On me dit de ne pas avoir peur mais c’est si dur. Je n’ai pas spécialement peur de me faire attaquer, ce qui me fait peur c’est l’oubli. J’ai peur que les gens oublient et passent à autre chose, qu’ils ne se rappellent de cet événement que comme un des faits marquants de 2015. J’ai peur qu’on oublie les visages et les prénoms des victimes. Il faut continuer à vivre pour la France, pour les victimes et pour nous je le sais bien, mais comment reprendre son train-train quotidien? Comment oublier la peur et la tétanie dans laquelle mon petit frère, ma sœur, mon beau-frère et moi étions vendredi soir?

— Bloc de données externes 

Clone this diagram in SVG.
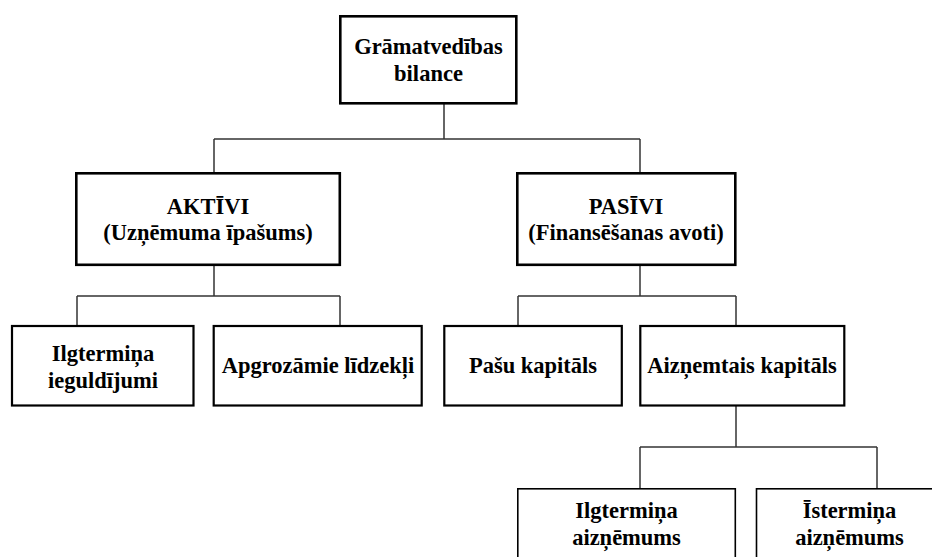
<svg xmlns="http://www.w3.org/2000/svg" width="932" height="557" viewBox="0 0 932 557">
<style>
.box{fill:#fff;stroke:#000}
.b1{stroke-width:2.6}
.b2{stroke-width:2.2}
.b3{stroke-width:1.6}
text{font-family:'Liberation Serif','Times New Roman','DejaVu Serif',serif;font-weight:bold;font-size:22.5px;fill:#000;text-anchor:middle}
#connectors line{stroke:#333;stroke-width:1.5}
</style>
<rect width="932" height="557" fill="#fff"/>
<g id="connectors">
<line x1="444" y1="104" x2="444" y2="139"/>
<line x1="214" y1="139" x2="640" y2="139"/>
<line x1="214" y1="139" x2="214" y2="172"/>
<line x1="640" y1="139" x2="640" y2="172"/>
<line x1="214" y1="266" x2="214" y2="296"/>
<line x1="77" y1="296" x2="340" y2="296"/>
<line x1="77" y1="296" x2="77" y2="325"/>
<line x1="340" y1="296" x2="340" y2="325"/>
<line x1="640" y1="266" x2="640" y2="296"/>
<line x1="518" y1="296" x2="736" y2="296"/>
<line x1="518" y1="296" x2="518" y2="325"/>
<line x1="736" y1="296" x2="736" y2="325"/>
<line x1="736" y1="406" x2="736" y2="447"/>
<line x1="640" y1="447" x2="877" y2="447"/>
<line x1="640" y1="447" x2="640" y2="488"/>
<line x1="877" y1="447" x2="877" y2="488"/>
</g>
<g id="bilance">
<rect class="box b1" x="340.3" y="16.3" width="176" height="87"/>
<text x="428.5" y="54">Grāmatvedības</text>
<text x="428.5" y="81">bilance</text>
</g>
<g id="aktivi">
<rect class="box b1" x="76.3" y="173.3" width="263.5" height="91.5"/>
<text x="208" y="214">AKTĪVI</text>
<text x="208" y="240">(Uzņēmuma īpašums)</text>
</g>
<g id="pasivi">
<rect class="box b1" x="517.3" y="173.3" width="218" height="91.5"/>
<text x="626" y="214">PASĪVI</text>
<text x="626" y="240">(Finansēšanas avoti)</text>
</g>
<g id="ilgtermina-ieguldijumi">
<rect class="box b2" x="12" y="326" width="181.5" height="79.5"/>
<text x="103" y="361">Ilgtermiņa</text>
<text x="103" y="388">ieguldījumi</text>
</g>
<g id="apgrozamie">
<rect class="box b2" x="213.7" y="326" width="208" height="79.5"/>
<text x="318" y="373">Apgrozāmie līdzekļi</text>
</g>
<g id="pasu-kapitals">
<rect class="box b2" x="444.3" y="326" width="177.5" height="79.5"/>
<text x="533" y="373">Pašu kapitāls</text>
</g>
<g id="aiznemtais-kapitals">
<rect class="box b2" x="640.3" y="326" width="204" height="79.5"/>
<text x="742" y="373">Aizņemtais kapitāls</text>
</g>
<g id="ilgtermina-aiznemums">
<rect class="box b3" x="517.8" y="488.8" width="217.5" height="80"/>
<text x="626.5" y="518">Ilgtermiņa</text>
<text x="626.5" y="545">aizņēmums</text>
</g>
<g id="istermina-aiznemums">
<rect class="box b3" x="756.5" y="488.8" width="186" height="80"/>
<text x="849.5" y="518">Īstermiņa</text>
<text x="849.5" y="545">aizņēmums</text>
</g>
</svg>
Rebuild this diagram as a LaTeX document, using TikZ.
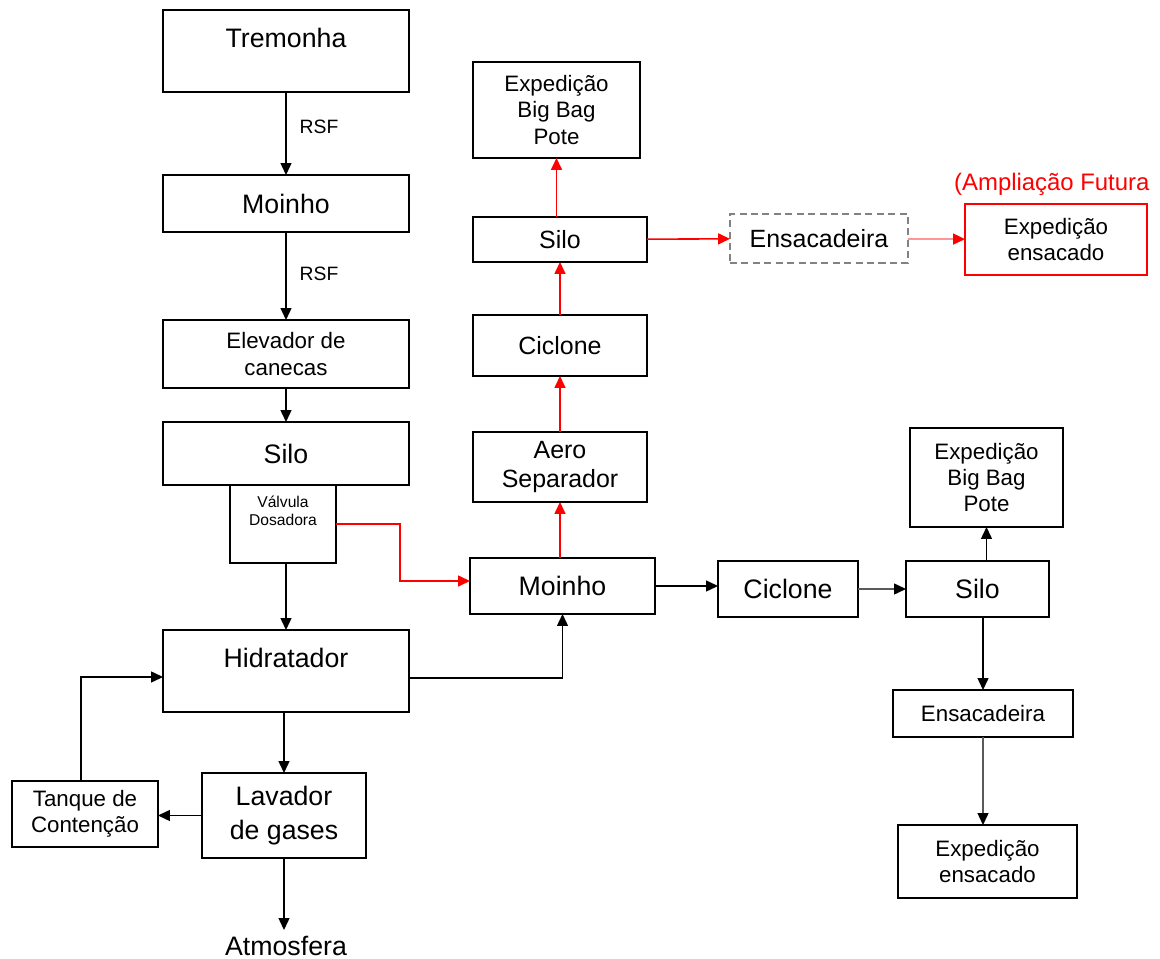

Comment oublier l’inquiétude de tous nos proches et l’inquiétude que j’ai ressentie pour nos familles/amis qui étaient retranchés dans un bar ou qui étaient en train d’assister au carnage du bataclan?
J’ai l’impression que quelque chose est mort à l’intérieur de moi, cette lumière si puissante en temps normal j’ai l’impression qu’elle s’est éteinte. Je me dis que je suis ridicule de me mettre dans des états pareils : qui suis-je pour me sentir abattue comme cela? Qu’ai-je vécu? J’ai l’impression de voler la peine et la tragédie des victimes en me comportant comme cela mais j’y peux rien je suis hypersensible apparemment.
Je sais qu’il faut continuer à vivre pour montrer à la barbarie que nous, justement, la barbarie on l’emmerde. Ça va prendre du temps, ça va me prendre du temps mais je vais réussir à reprendre ma vie et cette lumière intérieure, affaiblie par les événements, va reprendre de sa lueur. Cette lumière, elle va briller plus fort que jamais, elle va briller pour les âmes des victimes du 13 novembre, de Charlie et de l’hypercacher; elle va briller pour l’humanité.